También por Naturaleza, las agrupaciones humanas tienden a alcanzar el máximo de su potencial. Sin control alguno, las agrupaciones humanas son como bosques cuyos individuos crecen en función de la especie y de las condiciones medioambientales. Las agrupaciones humanas, ya trasformadas en sociedades libres, pueden tener grupos de individuos que crecen más, generalmente a costa de los otros, como en tiempos lo fueron los terratenientes y los burgueses, y pueden sufrir alteraciones anímicas que afecten a su crecimiento, como las motivadas por los extremismos religiosos.
Para que una sociedad libre no acabe convertida en una selva, es necesario limpiar el terreno de elementos nocivos, abonar el suelo pobre, podar lo que sobra, plantar cada elemento donde pueda dar más de sí, administrar correctamente la luz y el agua, impedir que los unos parasiten a los otros y hacer cuantas labores sean necesarias para que, dentro de la armonía necesaria, cada uno de los individuos dé el máximo que tiene dentro o de sí, pues cuanto más bien tengan unos más bien tendrán otros.

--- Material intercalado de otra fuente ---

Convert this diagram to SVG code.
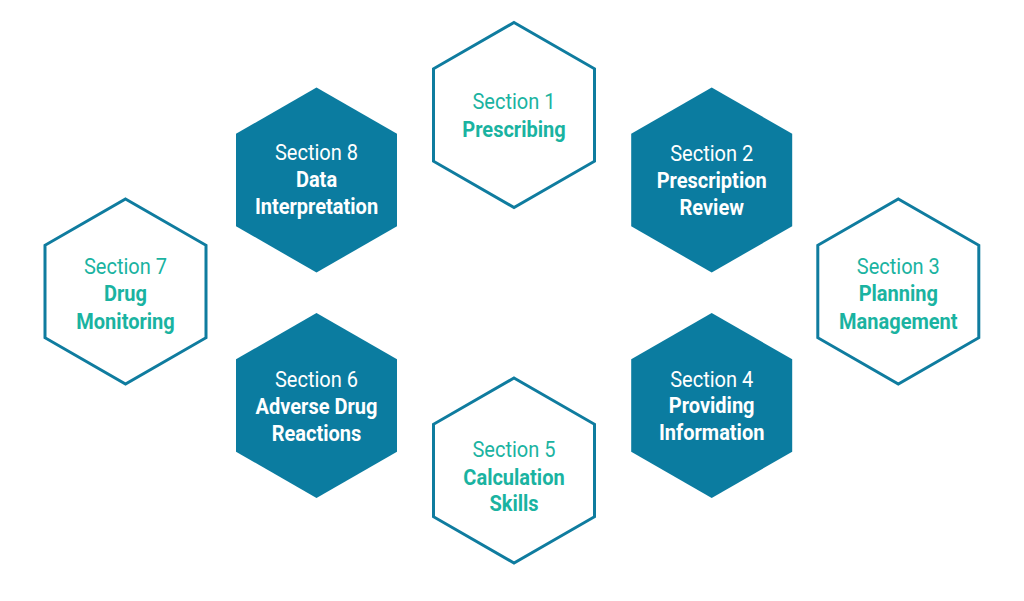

Al gobernante de la sociedad le corresponde manipular las condiciones medioambientales para que cada uno de los ciudadanos tenga la máxima envergadura posible, con la seguridad de que el máximo de sí de unos beneficiará a los otros. Si el gobernante (el jardinero), obsesionado con que todos sean iguales, corta los tallos que crecen de los árboles o arranca los brotes que nacen junto a los arroyos, tendrá, en efecto, una sociedad igual, pero una sociedad de suelos pobres, de escasa biodiversidad y de matojos.